Wherever a line below holds the word "document", copy that line.

Data shown:
+ + + + + + +

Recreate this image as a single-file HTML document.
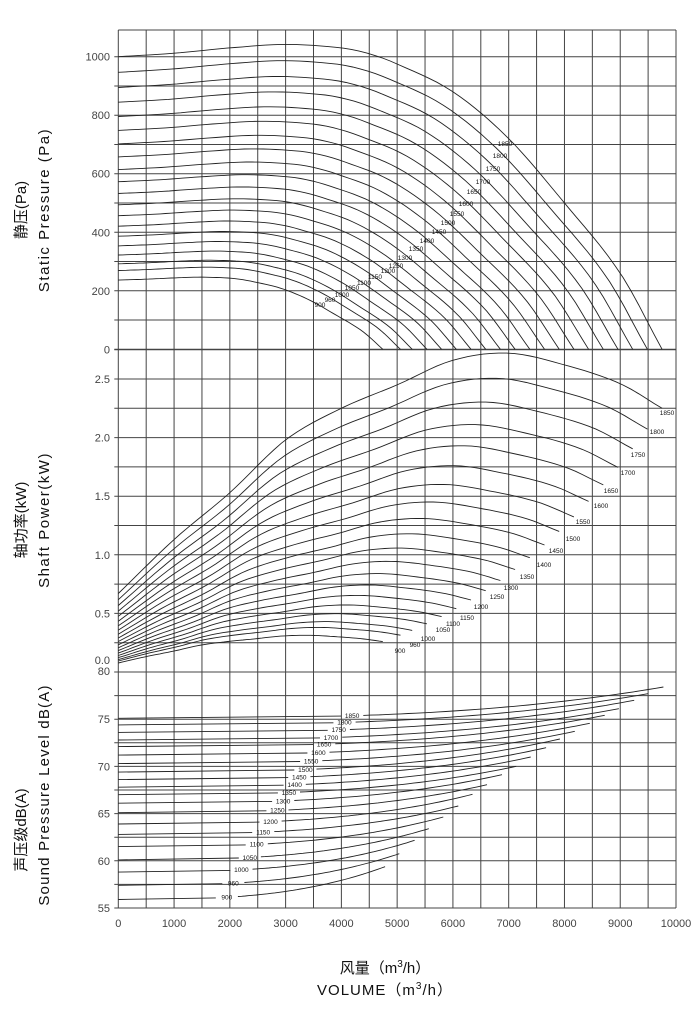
<!DOCTYPE html>
<html><head><meta charset="utf-8"><style>
html,body{margin:0;padding:0;background:#fff;}
svg{display:block;}
text{font-family:"Liberation Sans","Noto Sans CJK SC",sans-serif;}
</style></head><body>
<svg id="s" width="700" height="1011" viewBox="0 0 700 1011" xmlns="http://www.w3.org/2000/svg">
<g id="grid" stroke="#444" stroke-width="1" fill="none"></g>
<g id="curves" stroke="#222" stroke-width="0.9" fill="none"></g>
<g id="lbl" font-size="6.5" fill="#111"></g>
<g id="ticks" font-size="11" fill="#444"></g>
<g font-size="15" fill="#111">
<text transform="translate(26,210) rotate(-90)" text-anchor="middle">静压(Pa)</text>
<text transform="translate(49,210) rotate(-90)" text-anchor="middle" letter-spacing="1.5">Static Pressure (Pa)</text>
<text transform="translate(26,520) rotate(-90)" text-anchor="middle">轴功率(kW)</text>
<text transform="translate(49,520) rotate(-90)" text-anchor="middle" letter-spacing="1.5">Shaft Power(kW)</text>
<text transform="translate(26,830) rotate(-90)" text-anchor="middle">声压级dB(A)</text>
<text transform="translate(49,795) rotate(-90)" text-anchor="middle" letter-spacing="1.2">Sound Pressure Level dB(A)</text>
<text x="385" y="973" text-anchor="middle">风量（m<tspan dy="-6" font-size="10">3</tspan><tspan dy="6">/h）</tspan></text>
<text x="385" y="995" text-anchor="middle" letter-spacing="1">VOLUME（m<tspan dy="-6" font-size="10">3</tspan><tspan dy="6">/h）</tspan></text>
</g>
</svg>
<script>
var NS="http://www.w3.org/2000/svg";
function el(p,t,a,txt){var e=document.createElementNS(NS,t);for(var k in a)e.setAttribute(k,a[k]);if(txt!==undefined)e.textContent=txt;document.getElementById(p).appendChild(e);return e;}
var X0=118.3,XS=0.05577;function X(q){return X0+q*XS;}
function YP(p){return 349.3-p*0.2926;}
function YW(w){return 672-w*117.2;}
function YS(d){return 908-(d-55)*9.44;}
var TOP=30,BOT=908,L=118.3,R=676;
// grid
for(var q=0;q<=10000;q+=500)el("grid","line",{x1:X(q),x2:X(q),y1:TOP,y2:BOT});
el("grid","line",{x1:L,x2:R,y1:TOP,y2:TOP});
for(var p=0;p<=1000;p+=100)el("grid","line",{x1:L-4,x2:R,y1:YP(p),y2:YP(p)});
for(var w=0;w<2.76;w+=0.25)el("grid","line",{x1:L-4,x2:R,y1:YW(w),y2:YW(w)});
for(var d=55;d<=80;d+=2.5)el("grid","line",{x1:L-4,x2:R,y1:YS(d),y2:YS(d)});
// ticks
for(var p=0;p<=1000;p+=200)el("ticks","text",{x:110,y:YP(p)+4,"text-anchor":"end"},String(p));
[["2.5",2.5],["2.0",2],["1.5",1.5],["1.0",1],["0.5",0.5]].forEach(function(a){el("ticks","text",{x:110,y:YW(a[1])+4,"text-anchor":"end"},a[0]);});
el("ticks","text",{x:110,y:664,"text-anchor":"end"},"0.0");
for(var d=55;d<=80;d+=5)el("ticks","text",{x:110,y:YS(d)+(d==80?3:4),"text-anchor":"end"},String(d));
for(var q=0;q<=10000;q+=1000)el("ticks","text",{x:X(q),y:927,"text-anchor":"middle"},String(q));
// interpolation
function interp(pts,x){for(var i=0;i<pts.length-1;i++){if(x<=pts[i+1][0]||i==pts.length-2){var p0=pts[Math.max(i-1,0)],p1=pts[i],p2=pts[i+1],p3=pts[Math.min(i+2,pts.length-1)];var t=(x-p1[0])/(p2[0]-p1[0]);var m1=(p2[1]-p0[1])/(p2[0]-p0[0])*(p2[0]-p1[0]);var m2=(p3[1]-p1[1])/(p3[0]-p1[0])*(p2[0]-p1[0]);var t2=t*t,t3=t2*t;return (2*t3-3*t2+1)*p1[1]+(t3-2*t2+t)*m1+(-2*t3+3*t2)*p2[1]+(t3-t2)*m2;}}}
var SP=[900,960,1000,1050,1100,1150,1200,1250,1300,1350,1400,1450,1500,1550,1600,1650,1700,1750,1800,1850];
var PB=[[0,1000],[1000,1012],[2000,1030],[3000,1042],[4000,1030],[4500,1010],[5000,975],[6000,880],[7000,720],[8000,500],[9000,260],[9750,0]];
var WB=[[0,0.67],[1000,1.13],[2000,1.53],[3000,1.98],[4000,2.25],[5000,2.45],[6000,2.66],[7000,2.72],[8000,2.62],[9000,2.46],[9750,2.25]];
var PL={1850:[505,143],1800:[500,155],1750:[493,168],1700:[483,181],1650:[474,191],1600:[466,203],1550:[457,213],1500:[448,222],1450:[439,231],1400:[427,240],1350:[416,248],1300:[405,257],1250:[396,265],1200:[388,270],1150:[375,276],1100:[364,282],1050:[352,287],1000:[342,294],960:[330,299],900:[320,304]};
var WL={1850:[667,412],1800:[657,431],1750:[638,454],1700:[628,472],1650:[611,490],1600:[601,505],1550:[583,521],1500:[573,538],1450:[556,550],1400:[544,564],1350:[527,576],1300:[511,587],1250:[497,596],1200:[481,606],1150:[467,617],1100:[453,623],1050:[443,629],1000:[428,638],960:[415,644],900:[400,650]};
var SL0={1850:75.1,1800:74.4,1750:73.6,1700:72.8,1650:72.1,1600:71.2,1550:70.3,1500:69.4,1450:68.6,1400:67.8,1350:67.0,1300:66.1,1250:65.1,1200:63.9,1150:62.8,1100:61.5,1050:60.1,1000:58.8,960:57.4,900:55.9};
var SEND={1850:[1497,140],1800:[1457,160],1750:[1421,180],1700:[1381,205],1650:[1344,225],1600:[1305,249],1550:[1266,273],1500:[1227,296],1450:[1191,322],1400:[1151,350],1350:[1113,378],1300:[1076,403],1250:[1037,433],1200:[999,462],1150:[962,497],1100:[923,530],1050:[885,565],1000:[848,600],960:[808,640],900:[771,679]};
var SLX={1850:685,1800:665,1750:650,1700:630,1650:612,1600:597,1550:578,1500:563,1450:547,1400:535,1350:520,1300:505,1250:490,1200:472,1150:453,1100:436,1050:418,1000:396,960:375,900:358};
SP.forEach(function(n){
 var r=n/1850,s="",N=70;
 for(var i=0;i<=N;i++){var q=9750*i/N;var v=interp(PB,q)*r*r;s+=(i?"L":"M")+X(q*r).toFixed(1)+","+YP(Math.max(v,0)).toFixed(1);}
 el("curves","path",{d:s});
 el("lbl","text",{x:PL[n][0],y:PL[n][1]+3,"text-anchor":"middle"},String(n));
 s="";for(var i=0;i<=N;i++){var q=9750*i/N;var v=interp(WB,q)*r*r*r;s+=(i?"L":"M")+X(q*r).toFixed(1)+","+YW(v).toFixed(1);}
 el("curves","path",{d:s});
 el("lbl","text",{x:WL[n][0],y:WL[n][1]+3,"text-anchor":"middle"},String(n));
 var qe=(SEND[n][0]-75)/145.5*1000,de=80-(SEND[n][1]-95)/28.32,d0=SL0[n];
 var lx=X0+(SLX[n]-75)/1455*557.7,lq=(lx-X0)/XS;
 function dd(q){var t=q/qe;return d0+(de-d0)*t*t*t;}
 s="M"+X0+","+YS(d0).toFixed(1)+"L"+(lx-11).toFixed(1)+","+YS(dd(lq-200)).toFixed(1);
 el("curves","path",{d:s});
 s="";var q1=lq+200;for(var i=0;i<=40;i++){var q=q1+(qe-q1)*i/40;s+=(i?"L":"M")+X(q).toFixed(1)+","+YS(dd(q)).toFixed(1);}
 el("curves","path",{d:s});
 el("lbl","text",{x:lx,y:YS(dd(lq))+2.3,"text-anchor":"middle"},String(n));
});
</script>
</body></html>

+ + + + + + +

Full output:
Recreate this image as a single-file HTML document.
function el(p,t,a,txt){var e=document.createElementNS(NS,t);for(var k in a)e.setAttribute(k,a[k]);if(txt!==undefined)e.textContent=txt;document.getElementById(p).appendChild(e);return e;}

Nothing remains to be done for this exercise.